Hubo un momento en que estudiar dejó de ser una alternativa. ¿Para qué, si, salvo que pertenecieras al cogollito del Barrio de Salamanca, jamás pasarías de contable de una multinacional? Por mucho que tu familia creyese que había prosperado gracias a la PAC, por mucho que estudiases, los señoritos de la corte –las élites de Icade con mentalidad casinaria– nunca te considerarían un semejante. Todavía hoy, para buena parte de la opinión publicada, el último chiringuito empresarial de un hijo calavera de familia ilustre tiene más interés que los sacrificios de unos padres que han hecho lo indecible para que su hija se doctore en Yale.

Frente a este muro de oligarcas –que tanto recuerda en su altivez a la nesciencia del hidalgo pobre– se alza la perspectiva del dinero fácil: ya sea exigiendo subsidios en forma de PER o convirtiéndose en fauna de telebasura. A falta de referentes sólidos, muchos jóvenes de aldea han terminado copiando a los quinquis de extrarradio. No hace mucho que apareció en España la Generación Vaquilla. Hoy vamos hacia la Generación Mediaset.

La solución a todos estos problemas pasa indefectiblemente por mejorar la enseñanza. Necesitamos profesores mejor formados que no se hayan matriculado en Magisterio porque era la única carrera en la que no se exigía nota de corte. Hay que terminar con esa presuposición implícita de que los hijos de familias humildes no ocuparán jamás cargos de relieve. Porque sobre esta presuposición implícita parece cimentarse nuestro sistema educativo. Si no fuera así, ¿a qué poner tanto énfasis en llenar de ordenadores las escuelas rurales, en vez de en situar sus contenidos al nivel de los mejores centros? Mas para que el ascensor social funcione es preciso que el esfuerzo tenga recompensa al margen de los apellidos y el lugar de origen: que no se premie al monigote o influencer mediático ni al apparátchik.

Por otra parte, conviene recordar que, si el Rey aspira a serlo de todos los españoles, no puede recorrer los pueblos de España como su bisabuelo recorrió Las Hurdes, es decir, con la misma actitud de quien malgasta tres semanas de voluntariado en la India ayudando en nadie sabe qué. En tanto que principal intermediario entre la nación y sus burocracias, es preciso que el Rey recuerde a esta clase de ciudadanos –a estos ciudadanos que algunos presentan como de segunda– que él también cuenta con ellos. Más útil y provechoso le habría resultado a nuestra princesa Leonor estudiar tres meses con los hijos de los pastores y de los vinateros en el Instituto de San Esteban de Gormaz, provincia de Soria, que en un internado supuestamente multicultural pero sin otra cultura que la del gueto elitista.
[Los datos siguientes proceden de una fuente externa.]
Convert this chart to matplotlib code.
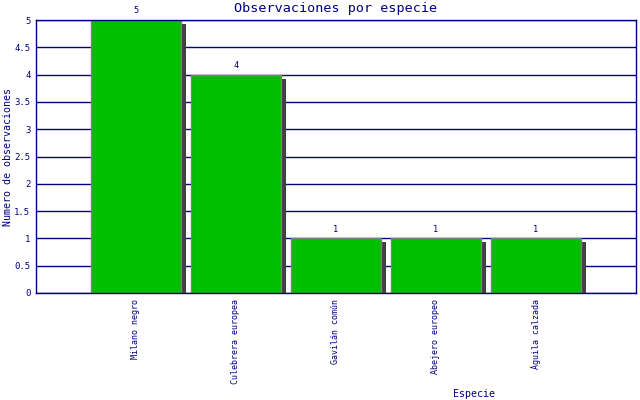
import matplotlib
matplotlib.use('Agg')
import matplotlib.pyplot as plt
from matplotlib.transforms import ScaledTranslation

species = ['Milano negro', 'Culebrera europea', 'Gavilán común', 'Abejero europeo', 'Águila calzada']
counts = [5, 4, 1, 1, 1]
y_ticks = [0, 0.5, 1, 1.5, 2, 2.5, 3, 3.5, 4, 4.5, 5]

NAVY = '#000080'
plt.rcParams['font.family'] = ['DejaVu Sans Mono']

fig = plt.figure(figsize=(6.4, 4), dpi=100)
ax = fig.add_axes([36 / 640, 107 / 400, 600 / 640, 273 / 400])

x = list(range(len(species)))

# grid behind the bars
ax.set_axisbelow(True)
ax.yaxis.grid(True, color=NAVY, linewidth=1)

# drop shadow: same bars shifted a few px right and down
shadow = ax.transData + ScaledTranslation(4.5 / 100, -4 / 100, fig.dpi_scale_trans)
ax.bar(x, counts, width=0.9, color='#404040', transform=shadow, zorder=2)
ax.bar(x, counts, width=0.9, color='#00bf00', edgecolor='#808080', linewidth=1, zorder=3)

for xi, c in zip(x, counts):
    ax.annotate(str(c), (xi, c), xytext=(0, 3.5), textcoords='offset points',
                ha='center', va='bottom', fontsize=6.3, color=NAVY)

ax.set_xlim(-1, 5)
ax.set_ylim(0, 5)
ax.set_yticks(y_ticks)
ax.set_yticklabels([f'{t:g}' for t in y_ticks])
ax.set_xticks(x)
ax.set_xticklabels(species, rotation=90, va='top', ha='center')
ax.tick_params(axis='y', length=0, pad=4, labelsize=6.5, labelcolor=NAVY)
ax.tick_params(axis='x', length=0, pad=4, labelsize=6, labelcolor=NAVY)

for spine in ax.spines.values():
    spine.set_color(NAVY)
    spine.set_linewidth(1)
    spine.set_zorder(4)

ax.set_title('Observaciones por especie', fontsize=9.7, color=NAVY, pad=6)
ax.set_ylabel('Numero de observaciones', fontsize=7.2, color=NAVY, va='center')
ax.yaxis.set_label_coords(-0.047, 0.5)
ax.set_xlabel('Especie', fontsize=7.2, color=NAVY, va='center')
ax.xaxis.set_label_coords(0.73, -0.37)

fig.savefig('out.png', dpi=100)
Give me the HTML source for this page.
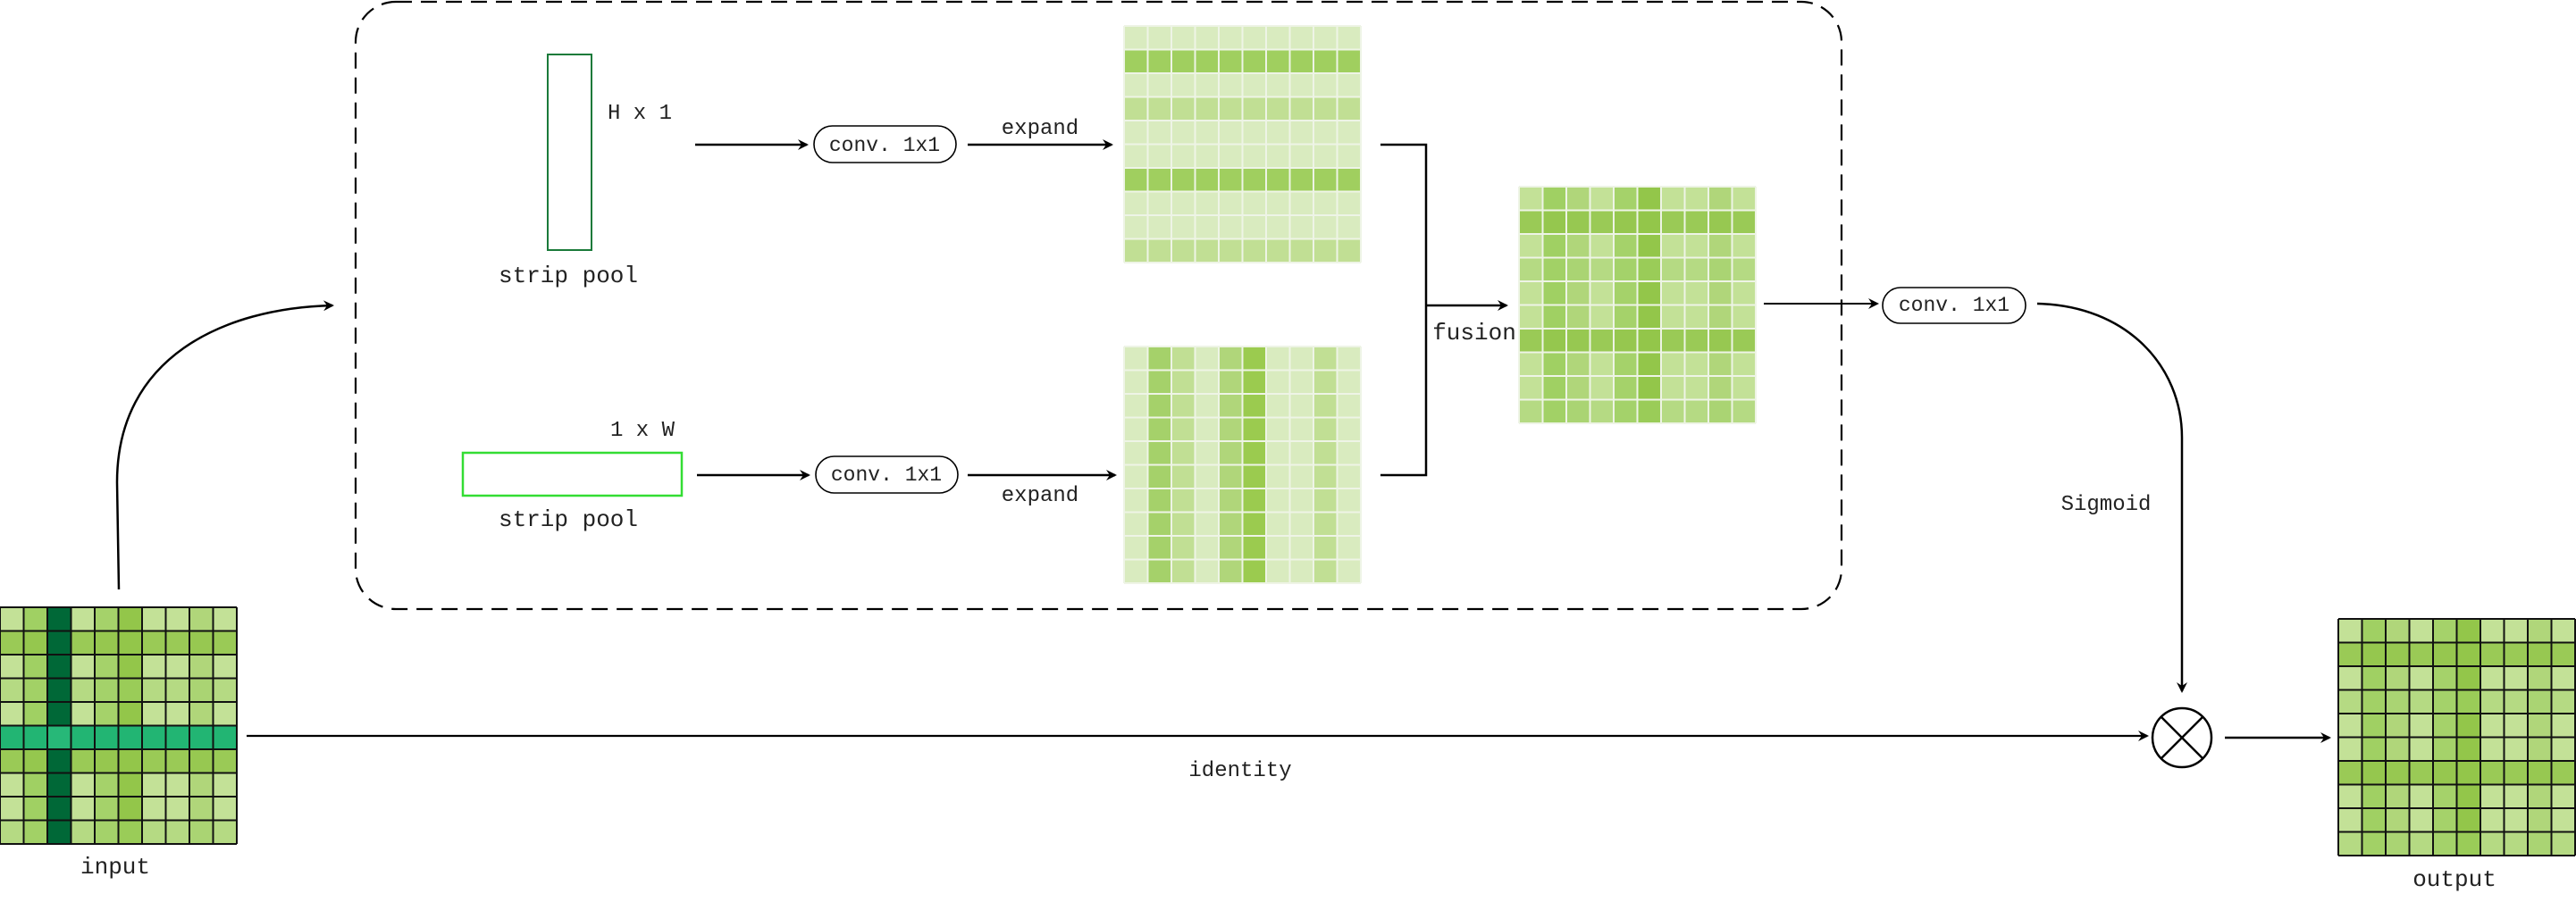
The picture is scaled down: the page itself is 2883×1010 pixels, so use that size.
<!DOCTYPE html>
<html><head><meta charset="utf-8"><style>html,body{margin:0;padding:0;background:#fff}svg{display:block}text{font-family:"Liberation Mono",monospace;fill:#222}</style></head>
<body>
<svg width="2883" height="1010" viewBox="0 0 2883 1010" xmlns="http://www.w3.org/2000/svg">
<defs>
<marker id="ar" markerWidth="12" markerHeight="12" refX="10" refY="6" orient="auto" markerUnits="userSpaceOnUse"><path d="M0,0 L12,6 L0,12 L4,6 Z" fill="#000"/></marker>
<path id="gl" d="M0 0V265M26.5 0V265M53 0V265M79.5 0V265M106 0V265M132.5 0V265M159 0V265M185.5 0V265M212 0V265M238.5 0V265M265 0V265M0 0H265M0 26.5H265M0 53H265M0 79.5H265M0 106H265M0 132.5H265M0 159H265M0 185.5H265M0 212H265M0 238.5H265M0 265H265"/>
<g id="fcols">
<rect x="0" y="0" width="26.5" height="265" fill="#c3e197"/>
<rect x="26.5" y="0" width="26.5" height="265" fill="#a0d063"/>
<rect x="53" y="0" width="26.5" height="265" fill="#b0d67a"/>
<rect x="79.5" y="0" width="26.5" height="265" fill="#c3e197"/>
<rect x="106" y="0" width="26.5" height="265" fill="#a5d26a"/>
<rect x="132.5" y="0" width="26.5" height="265" fill="#93c64a"/>
<rect x="159" y="0" width="26.5" height="265" fill="#c3e197"/>
<rect x="185.5" y="0" width="26.5" height="265" fill="#c3e197"/>
<rect x="212" y="0" width="26.5" height="265" fill="#b0d67a"/>
<rect x="238.5" y="0" width="26.5" height="265" fill="#c3e197"/>
<rect x="0" y="26.5" width="265" height="26.5" fill="#93c64a" opacity="0.85"/>
<rect x="0" y="159" width="265" height="26.5" fill="#93c64a" opacity="0.85"/>
<rect x="0" y="79.5" width="265" height="26.5" fill="#a5d26a" opacity="0.45"/>
<rect x="0" y="238.5" width="265" height="26.5" fill="#a5d26a" opacity="0.45"/>
</g>
</defs>

<!-- dashed container -->
<rect x="398" y="2" width="1663" height="680" rx="45" ry="45" fill="none" stroke="#000" stroke-width="2.2" stroke-dasharray="18,10"/>

<!-- input grid -->
<g transform="translate(0,680)">
<use href="#fcols"/>
<rect x="53" y="0" width="26.5" height="265" fill="#006837"/>
<rect x="0" y="132.5" width="265" height="26.5" fill="#22b573"/>
<rect x="53" y="132.5" width="26.5" height="26.5" fill="#27b878"/>
<use href="#gl" fill="none" stroke="#111" stroke-width="2"/>
</g>
<text x="129" y="978" font-size="26" text-anchor="middle">input</text>

<!-- output grid -->
<g transform="translate(2617,693)">
<use href="#fcols"/>
<use href="#gl" fill="none" stroke="#111" stroke-width="2"/>
</g>
<text x="2747" y="992" font-size="26" text-anchor="middle">output</text>

<!-- top grid -->
<g transform="translate(1258,29)">
<rect x="0" y="0" width="265" height="265" fill="#d9ebbf"/>
<rect x="0" y="26.5" width="265" height="26.5" fill="#a0cf5f"/>
<rect x="0" y="159" width="265" height="26.5" fill="#a0cf5f"/>
<rect x="0" y="79.5" width="265" height="26.5" fill="#c1df94"/>
<rect x="0" y="238.5" width="265" height="26.5" fill="#c1df94"/>
<use href="#gl" fill="none" stroke="#eef4e6" stroke-width="2"/>
</g>

<!-- bottom grid -->
<g transform="translate(1258,388)">
<rect x="0" y="0" width="265" height="265" fill="#d9ebbf"/>
<rect x="26.5" y="0" width="26.5" height="265" fill="#a5d16a"/>
<rect x="53" y="0" width="26.5" height="265" fill="#c1df94"/>
<rect x="106" y="0" width="26.5" height="265" fill="#b0d67a"/>
<rect x="132.5" y="0" width="26.5" height="265" fill="#9bcb4f"/>
<rect x="212" y="0" width="26.5" height="265" fill="#c1df94"/>
<use href="#gl" fill="none" stroke="#eef4e6" stroke-width="2"/>
</g>

<!-- fusion grid -->
<g transform="translate(1700,209)">
<use href="#fcols"/>
<use href="#gl" fill="none" stroke="#eef4e6" stroke-width="2"/>
</g>

<!-- strip pools -->
<rect x="613" y="61" width="49" height="219" fill="none" stroke="#1a7a3a" stroke-width="2"/>
<text x="680" y="133" font-size="24">H x 1</text>
<text x="636" y="316" font-size="26" text-anchor="middle">strip pool</text>

<rect x="518" y="507" width="245" height="48" fill="none" stroke="#33dd33" stroke-width="2.5"/>
<text x="719" y="488" font-size="24" text-anchor="middle">1 x W</text>
<text x="636" y="589" font-size="26" text-anchor="middle">strip pool</text>

<!-- top path -->
<line x1="778" y1="162" x2="903" y2="162" stroke="#000" stroke-width="2.5" marker-end="url(#ar)"/>
<rect x="911" y="141" width="159" height="41" rx="20.5" fill="#fff" stroke="#000" stroke-width="1.6"/>
<text x="990" y="169" font-size="23" text-anchor="middle">conv. 1x1</text>
<line x1="1083" y1="162" x2="1244" y2="162" stroke="#000" stroke-width="2.5" marker-end="url(#ar)"/>
<text x="1164" y="150" font-size="24" text-anchor="middle">expand</text>

<!-- bottom path -->
<line x1="780" y1="532" x2="905" y2="532" stroke="#000" stroke-width="2.5" marker-end="url(#ar)"/>
<rect x="913" y="511" width="159" height="41" rx="20.5" fill="#fff" stroke="#000" stroke-width="1.6"/>
<text x="992" y="538" font-size="23" text-anchor="middle">conv. 1x1</text>
<line x1="1083" y1="532" x2="1248" y2="532" stroke="#000" stroke-width="2.5" marker-end="url(#ar)"/>
<text x="1164" y="561" font-size="24" text-anchor="middle">expand</text>

<!-- bracket -->
<path d="M1545 162 H1596 V532 H1545" fill="none" stroke="#000" stroke-width="2.5"/>
<line x1="1596" y1="342" x2="1686" y2="342" stroke="#000" stroke-width="2.5" marker-end="url(#ar)"/>
<text x="1650" y="380" font-size="26" text-anchor="middle">fusion</text>

<!-- right conv -->
<line x1="1974" y1="340" x2="2101" y2="340" stroke="#000" stroke-width="2" marker-end="url(#ar)"/>
<rect x="2107" y="322" width="160" height="40" rx="20" fill="#fff" stroke="#000" stroke-width="1.6"/>
<text x="2187" y="348" font-size="23" text-anchor="middle">conv. 1x1</text>

<!-- sigmoid curve -->
<path d="M2280 340 C2380 342 2442 410 2442 490 L2442 774" fill="none" stroke="#000" stroke-width="2.5" marker-end="url(#ar)"/>
<text x="2357" y="571" font-size="24" text-anchor="middle">Sigmoid</text>

<!-- multiply -->
<circle cx="2442" cy="826" r="33" fill="#fff" stroke="#000" stroke-width="2.5"/>
<line x1="2419" y1="803" x2="2465" y2="849" stroke="#000" stroke-width="2.5"/>
<line x1="2465" y1="803" x2="2419" y2="849" stroke="#000" stroke-width="2.5"/>

<!-- identity -->
<line x1="276" y1="824" x2="2403" y2="824" stroke="#000" stroke-width="2.2" marker-end="url(#ar)"/>
<text x="1388" y="869" font-size="24" text-anchor="middle">identity</text>
<line x1="2490" y1="826" x2="2607" y2="826" stroke="#000" stroke-width="2.5" marker-end="url(#ar)"/>

<!-- left curve -->
<path d="M133 660 L131 540 C131 400 250 345 372 342" fill="none" stroke="#000" stroke-width="2.5" marker-end="url(#ar)"/>
</svg>
</body></html>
En este juego de ping pong –entre cosmopolita y cosmopaleto– que el nacionalismo catalán mantiene con nuestros sucesivos gobernantes, mientras el etnicismo euskaldún nos los distrae con la pelota mano, las provincias pequeñas, sus municipios, sus moradores, siguen necesitando un proyecto de país que los considere, que los incluya, que los tenga en cuenta. Porque más importante que la España vaciada es su vacío existencial.